The control room simulator at the Oyster Creek Generating Station in Forked River, New Jersey, seems an appropriate setting in which to talk with Operations Director Mike Ford ’98 about the training required to keep a nuclear plant running safely.
As its name implies, the simulator mirrors the actual control room elsewhere on the plant’s 800-acre site, down to every button, switch, knob, dial, gauge, and computer screen. (Even the carpeting is the same.) In here, says Ford, precision is at a premium. Cameras and microphones, used during training, ensure that operators communicate in unambiguous terms. An operator who needs to adjust one of the aforementioned buttons, knobs, or dials, for example, may do so only after conferring with a colleague and consulting one of the six-inch-thick instruction manuals kept in the room. “You can’t touch a switch without someone watching you,” says Ford.
Operators must complete an 18-month training session before being granted a license by the federal Nuclear Regulatory Commission. Intense does not begin to describe the process of wrapping one’s head around so much highly technical information. What’s the experience like? “Like drinking water from a fire hydrant,” says Ford.
Ford came to the plant, straight from TCNJ, as a chemistry technician, analyzing the water that flows through the reactor. (The CliffsNotes version of the plant’s operation goes something like this: The reactor’s 137 rods heat water to 520 degrees Fahrenheit, which produces steam, which spins a turbine, which makes electricity.) Several promotions later, in August 2012, Ford was named operations director. These days, he oversees a staff of 115 people and is responsible for the overall day-to-day operation of Oyster Creek’s nuclear reactor.

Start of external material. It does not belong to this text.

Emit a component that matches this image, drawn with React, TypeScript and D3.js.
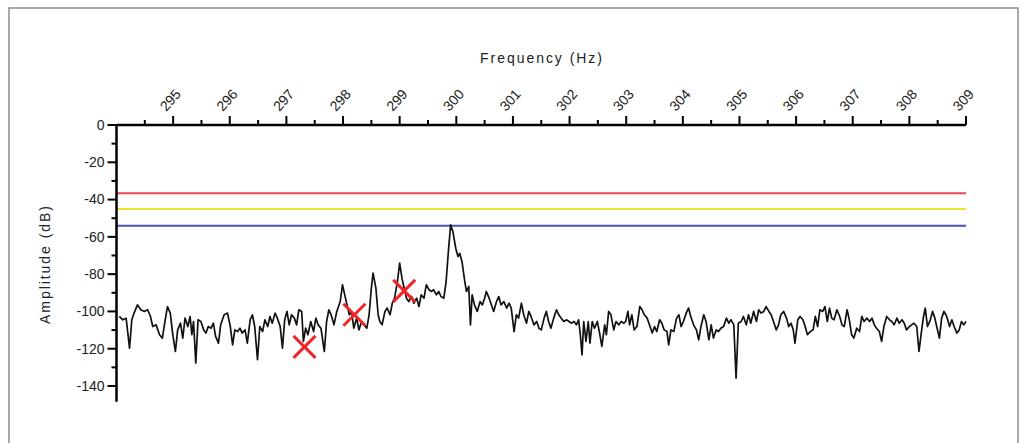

“In our industry, operations and training go hand in hand,” says Ford. “Our success is their success. I’ve been fortunate in my career to have advanced to levels where I can coach and manage people. It’s been a great opportunity to watch people grow and develop.”
The Oyster Creek Generating Station is America’s oldest operating commercial nuclear power plant. It began operation in December 1969, and today provides electricity to 600,000 people in New Jersey, Pennsylvania, and Maryland. Its location in a densely populated region of the Jersey Shore—30 miles north of Atlantic City, 60 miles east of Philadelphia, 75 miles south of New York City, and within 50 miles of more than four million people—only underscores the need for its safe operation.
“I have a healthy respect for what we’re doing,” says Ford, “because every one of us is trained with safety as our number one priority. That’s where the training is most important.”